I think the main phenomenon is: fast and slow molecules during compression all collapse into electrical bondage at the same speed or energy regardless of their initial speed while loosing their extra energy to the environment in the second radiator due to higher temperature and pressure created by the compressor in the same time being released from bondage during decompression in the second radiator at constant speeds of electrical bonds breakage instead of random and higher speeds thus decreasing entropy for the system.

Also in the second radiator the system dumps energy by slowing speed for every molecule individually, no matter what its initial speed until their speed is right for pairing or bonding it with another molecule to become liquid and removing it from the gas and this can be done only at higher pressure and temperature than the environment with the help of the compressor also decreasing entropy for each molecule individually.

This happens again through molecular selection. Only those with right speed, no higher will turn into liquid at the surface.
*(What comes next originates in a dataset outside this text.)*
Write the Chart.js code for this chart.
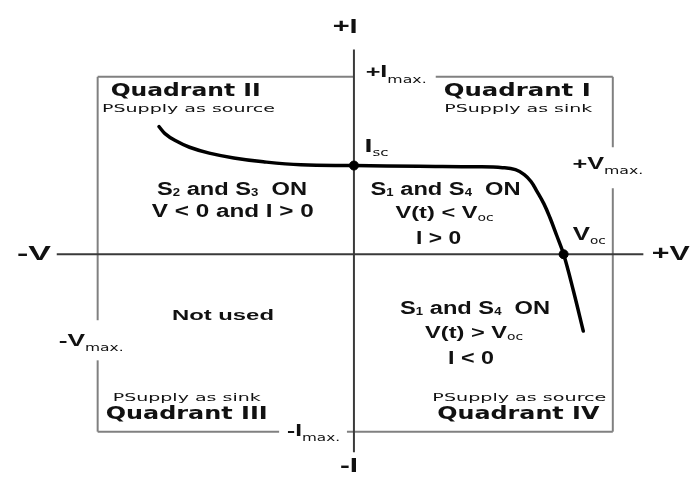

If faster molecules end up inside the liquid phase, their heat or energy will be distributed in the rest of the liquid and lost at the contact with the pipe and cooling it while the others will continue hitting each others in the walls of the pipe of the radiator loosing speed and heat or energy to the colder molecules of the metal pipe until new ones are selected. In the end all molecules with random speeds will end up in the liquid phase turned into more constant speed and position molecules and at evaporation emerging being selected like in Maxwell's experiment not only selected but with the extra heat lost in the environment in the second radiator.

We can say through pairing or bonding or turning into liquid during compression molecules loose heat and entropy to the environment.